An American website has been called an ‘abomination’ by Brits on social media after sharing a recipe for an apple and mincemeat tart featuring actual minced beef.
A recipe on The Spruce Eats listed sugar and apples to be combined with 225g of mincemeat, but the photos depict beef mince neatly pressed into a pastry case, suggesting some serious stateside confusion on the make-up of the ‘classic British Christmas treat’.
Luckily, they saw the funny side. The site later took down the photos and admitted they had “learned the hard way” that mincemeat is, in fact, a sweet treat.
People were both outraged and confused by the culinary faux pas.
utterly obsessed with this american site that has confused mince with mincemeat, and created this abomination pic.twitter.com/Y31NqYGYrV
— Luke Bailey (@imbadatlife) December 9, 2019
Luke Bailey shared the recipe on Twitter, writing: ‘Utterly obsessed with this american site that has confused mince with mincemeat, and created this abomination.’
One person wrote: ‘Wait...it’s not meat? Then why did you name the thing meat?!’
Consumer watchdog Which? waded in to add: ‘We would be giving that a big Don't Buy in our mince pie taste test.’
Others pointed out the mishap was reminiscent of a Friends episode, where Rachel makes a trifle including layers of beef for Thanksgiving.

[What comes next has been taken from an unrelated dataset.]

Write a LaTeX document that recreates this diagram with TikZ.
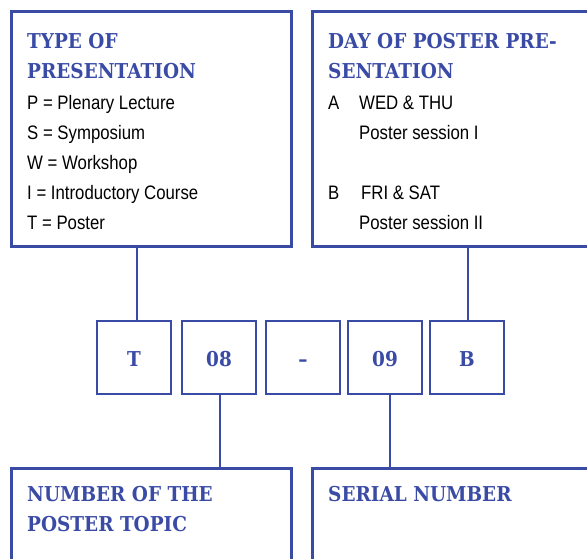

READ MORE: How to make the Queen's mince pies
One bemused person wrote: ‘Genuinely assumed this was what mince pies have always been. What is being minced if not meat?’
Others took a stab at British cuisine, commenting: ‘This looks like every other weird gross thing people eat in England’.
However, the recipe has now been amended, and the offending beef photos removed.
On the website, an editor’s note reads: ‘What's the difference between mincemeat and, say, minced meat? As we found out the hard way, modern-day mincemeat is a sweet concoction.
“While the tart filling did once contain beef and lamb (à la Rachel's now-infamous "Friends" trifle), current recipes use a blend of dried and fresh fruits, sugar, Brandy, and suet.’